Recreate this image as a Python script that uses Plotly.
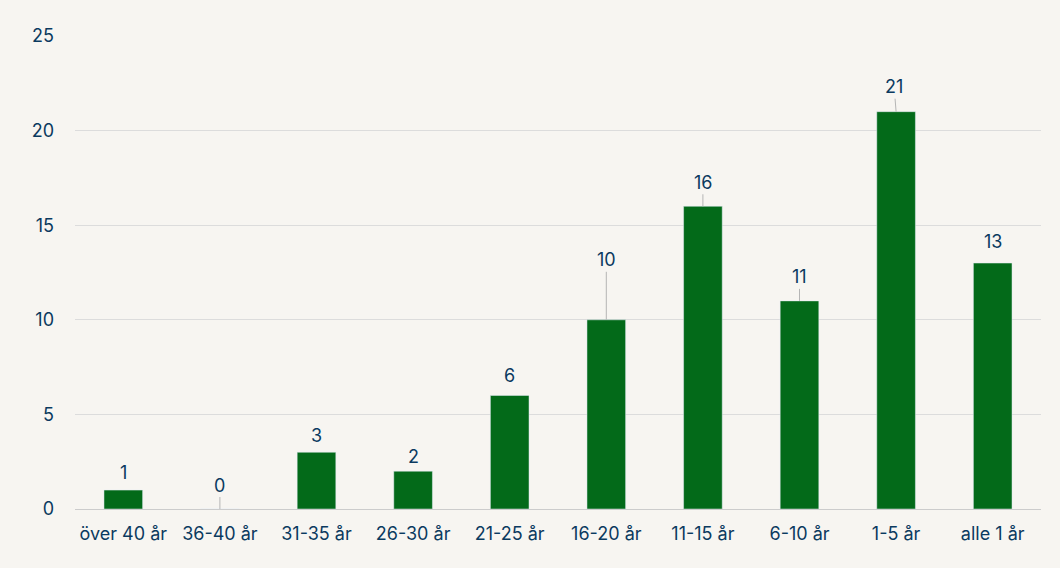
import plotly.graph_objects as go

# data
categories = ["över 40 år", "36-40 år", "31-35 år", "26-30 år", "21-25 år",
              "16-20 år", "11-15 år", "6-10 år", "1-5 år", "alle 1 år"]
values = [1, 0, 3, 2, 6, 10, 16, 11, 21, 13]

# label offsets above the bar top (px); leader line only on some
label_offsets = [-18, -24, -17, -15, -20, -60, -24, -24, -25, -22]
leader = [False, True, False, False, False, True, True, True, True, False]
leader_dx = [0, 0, 0, 0, 0, 0, 0, 0, -2, 0]

text_color = "#0b3a5f"
bar_color = "#036a19"
bg = "#f7f5f1"
font = "Inter"

fig = go.Figure()
fig.add_trace(go.Bar(x=categories, y=values, marker_color=bar_color,
                     width=0.4, hoverinfo="x+y"))

for cat, val, off, ld, dx in zip(categories, values, label_offsets, leader, leader_dx):
    lab_font = dict(family=font, size=18, color=text_color)
    if ld:
        fig.add_annotation(x=cat, y=val, text=str(val), showarrow=True,
                           arrowhead=0, arrowwidth=1, arrowcolor="#b5b5b5",
                           ax=dx, ay=off, standoff=0, font=lab_font)
    else:
        fig.add_annotation(x=cat, y=val, text=str(val), showarrow=False,
                           yanchor="middle", yshift=-off, font=lab_font)

fig.update_layout(
    width=1060, height=568,
    margin=dict(l=75, r=19, t=36, b=59),
    paper_bgcolor=bg, plot_bgcolor=bg,
    showlegend=False,
    font=dict(family=font, size=18, color=text_color),
)
fig.update_xaxes(showgrid=False, showline=False, ticks="", ticklabelstandoff=12,
                 tickfont=dict(family=font, size=18, color=text_color))
fig.update_yaxes(range=[0, 25], dtick=5, showgrid=True, gridcolor="#dcdcdc",
                 gridwidth=1, zeroline=True, zerolinecolor="#cccccc",
                 zerolinewidth=1, ticks="", ticklabelstandoff=20,
                 tickfont=dict(family=font, size=18, color=text_color))

fig.write_html("out.html", config={"displayModeBar": False},
               post_script="document.body.style.margin='0';")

⁂

Exercise directions. Copy all the data exactly as written, but skip any picture.

Output for this exercise.
Recreate this image as a Python script that uses Plotly.
import plotly.graph_objects as go

# data
categories = ["över 40 år", "36-40 år", "31-35 år", "26-30 år", "21-25 år",
              "16-20 år", "11-15 år", "6-10 år", "1-5 år", "alle 1 år"]
values = [1, 0, 3, 2, 6, 10, 16, 11, 21, 13]

# label offsets above the bar top (px); leader line only on some
label_offsets = [-18, -24, -17, -15, -20, -60, -24, -24, -25, -22]
leader = [False, True, False, False, False, True, True, True, True, False]
leader_dx = [0, 0, 0, 0, 0, 0, 0, 0, -2, 0]

text_color = "#0b3a5f"
bar_color = "#036a19"
bg = "#f7f5f1"
font = "Inter"

fig = go.Figure()
fig.add_trace(go.Bar(x=categories, y=values, marker_color=bar_color,
                     width=0.4, hoverinfo="x+y"))

for cat, val, off, ld, dx in zip(categories, values, label_offsets, leader, leader_dx):
    lab_font = dict(family=font, size=18, color=text_color)
    if ld:
        fig.add_annotation(x=cat, y=val, text=str(val), showarrow=True,
                           arrowhead=0, arrowwidth=1, arrowcolor="#b5b5b5",
                           ax=dx, ay=off, standoff=0, font=lab_font)
    else:
        fig.add_annotation(x=cat, y=val, text=str(val), showarrow=False,
                           yanchor="middle", yshift=-off, font=lab_font)

fig.update_layout(
    width=1060, height=568,
    margin=dict(l=75, r=19, t=36, b=59),
    paper_bgcolor=bg, plot_bgcolor=bg,
    showlegend=False,
    font=dict(family=font, size=18, color=text_color),
)
fig.update_xaxes(showgrid=False, showline=False, ticks="", ticklabelstandoff=12,
                 tickfont=dict(family=font, size=18, color=text_color))
fig.update_yaxes(range=[0, 25], dtick=5, showgrid=True, gridcolor="#dcdcdc",
                 gridwidth=1, zeroline=True, zerolinecolor="#cccccc",
                 zerolinewidth=1, ticks="", ticklabelstandoff=20,
                 tickfont=dict(family=font, size=18, color=text_color))

fig.write_html("out.html", config={"displayModeBar": False},
               post_script="document.body.style.margin='0';")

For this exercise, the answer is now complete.